Como sindicalista, qual é o partido que mais perto está de defender aquilo que o SIM defende?
Não me compete a mim fazer escolhas. Gostava que estivessem todos imbuídos de um espírito de salvamento do SNS.
A esquerda centra-se a falar de questões mais ou menos esotéricas como a lei de bases porque não conseguiu fazer nada pela saúde nos sucessivos Orçamentos de Estado?
Esperava que o SNS nestes quatro anos tivesse sido fortalecido pela maioria que suporta o Governo. Isso não ocorreu. Manifesto o meu claro desapontamento por isso ter ocorrido especialmente por parte de um PM que, invocando a sua sensibilidade social, encara a saúde como um irritante, não fala, não quer encontrar soluções, acha se calhar que a culpa é das pessoas que ficam doentes como no caso do cartão do cidadão.
Em fevereiro do ano passado, disse em entrevista ao jornal i que havia uma cabala dentro do próprio Governo contra o ministro da Saúde. Adalberto Campos Fernandes acabou por ser substituído. Isso significa que a cabala resultou?

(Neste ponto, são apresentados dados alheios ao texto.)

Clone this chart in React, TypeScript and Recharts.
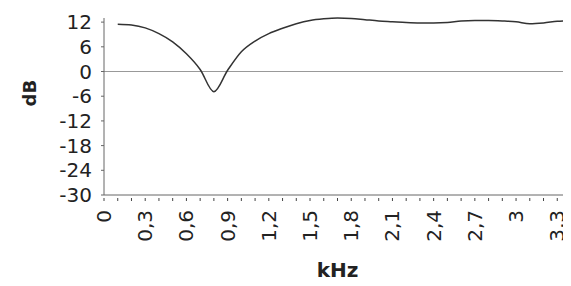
import React from 'react';
import { LineChart, Line, XAxis, YAxis, ReferenceLine, Label } from 'recharts';

// frequency (kHz) and level (dB)
const freqs = [0.1, 0.2, 0.3, 0.4, 0.5, 0.6, 0.7, 0.8, 0.9, 1.0, 1.1, 1.2, 1.3, 1.4, 1.5, 1.6, 1.7, 1.8, 1.9, 2.0, 2.1, 2.2, 2.3, 2.4, 2.5, 2.6, 2.7, 2.8, 2.9, 3.0, 3.1, 3.2, 3.3, 3.4];
const levels = [11.5, 11.3, 10.6, 9.2, 7.2, 4.3, 0.5, -4.9, 0.3, 4.8, 7.4, 9.2, 10.5, 11.6, 12.4, 12.8, 13.0, 12.9, 12.6, 12.3, 12.1, 11.9, 11.8, 11.8, 11.9, 12.3, 12.4, 12.4, 12.3, 12.1, 11.6, 11.8, 12.2, 12.4];

const xTicks = [0, 0.1, 0.2, 0.3, 0.4, 0.5, 0.6, 0.7, 0.8, 0.9, 1.0, 1.1, 1.2, 1.3, 1.4, 1.5, 1.6, 1.7, 1.8, 1.9, 2.0, 2.1, 2.2, 2.3, 2.4, 2.5, 2.6, 2.7, 2.8, 2.9, 3.0, 3.1, 3.2, 3.3, 3.4];
const xLabels = ['0', '0,3', '0,6', '0,9', '1,2', '1,5', '1,8', '2,1', '2,4', '2,7', '3', '3,3'];
const yTicks = [12, 6, 0, -6, -12, -18, -24, -30];

const data = freqs.map((f, i) => ({ f, db: levels[i] }));

const font = '"DejaVu Sans", sans-serif';
const ink = '#222';

const XTick = (props: any) => {
  const { x, y, index } = props;
  const label = index % 3 === 0 ? xLabels[index / 3] : null;
  return (
    <g>
      <line x1={x} y1={y - 5} x2={x} y2={y - 2} stroke="#444" strokeWidth={1} />
      {label != null && (
        <text
          transform={`translate(${x},${y + 7}) rotate(-90)`}
          textAnchor="end"
          dy="0.35em"
          fontSize={20}
          fontFamily={font}
          fill={ink}
        >
          {label}
        </text>
      )}
    </g>
  );
};

const App: React.FC = () => {
  return (
    <div style={{ width: 563, height: 278, overflow: 'visible' }}>
      <LineChart
        width={563}
        height={278}
        data={data}
        margin={{ top: 10, right: 0, bottom: 0, left: 0 }}
        style={{ overflow: 'visible' }}
      >
        <XAxis
          dataKey="f"
          type="number"
          domain={[0, 3.4]}
          ticks={xTicks}
          interval={0}
          tick={<XTick />}
          tickLine={false}
          axisLine={{ stroke: '#666' }}
          height={91}
        >
          <Label value="kHz" position="insideBottom" offset={9} fontSize={20} fontWeight="bold" fontFamily={font} fill={ink} />
        </XAxis>
        <YAxis
          type="number"
          domain={[-30, 13]}
          ticks={yTicks}
          interval={0}
          width={96}
          tickSize={3}
          tickMargin={9}
          tick={{ fontSize: 20, fontFamily: font, fill: ink }}
          tickLine={{ stroke: '#666' }}
          axisLine={{ stroke: '#666' }}
        >
          <Label value="dB" angle={-90} position="insideLeft" offset={22} fontSize={18} fontWeight="bold" fontFamily={font} fill={ink} />
        </YAxis>
        <ReferenceLine y={0} stroke="#999" strokeWidth={1.2} />
        <Line type="monotone" dataKey="db" stroke="#333" strokeWidth={1.5} dot={false} isAnimationActive={false} />
      </LineChart>
    </div>
  );
};

export default App;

O meu sentido de humor sempre foi algo bastante apurado. Infelizmente, quando dizia com sentido de humor que o dr. Adalberto concordava connosco a 95%, veio a verificar-se. O partido do Governo abandonou a Saúde como prioridade e isso é evidente nos resultados das listas de espera. Como sindicalista, esperava que perante um primeiro-ministro que proclama o seu amor pelo SNS, um Governo que proclama esse amor, uma maioria que o apoia, perante uma oposição que na prática não tem objetivamente contrariado esta ideia de SNS, as coisas pudessem estar melhores. Não vamos desistir.
A situação exigiria uma outra atitude por parte do Presidente da República?
O professor Marcelo Rebelo de Sousa está perfeitamente ciente das nossas questões. Também me tem dececionado a incapacidade do professor Marcelo Rebelo de Sousa em sensibilizar o Governo nesta matéria. Tem tomado posições públicas em relação a muitas matérias... ainda recentemente, e muito bem, soubemos do telefonema à sra. procuradora-geral da República em relação à corrupção.
Na prática, pôs-se ao lado da greve dos magistrados do Ministério Público. Espera também um telefonema do Presidente da República a pôr-se ao lado da greve dos médicos?
Não queria cometer essa indelicadeza de pedir publicamente reuniões com o professor Marcelo Rebelo de Sousa ou sequer fazer qualquer fait divers sobre esta matéria. O professor Marcelo Rebelo de Sousa sabe muito bem os problemas e os apelos que fizemos não só sobre SNS, mas também com o que está a acontecer com os médicos civis nos hospitais do Ministério da Defesa e que é algo de perfeitamente inenarrável. O sr. Presidente da República que é também comandante supremo das Forças Armadas poderia ter aqui um papel mais pró-ativo. Registamos com pena e com mágoa e esperamos que no futuro essas questões sejam ultrapassadas.
Diz que o Presidente da República tem conhecimento dos factos, mas em público não tem dado esse apoio.
Temos essa mágoa. Pela sua influência e sensibilidade, gostaríamos que a sua presidência de proximidade estivesse mais próxima do SNS.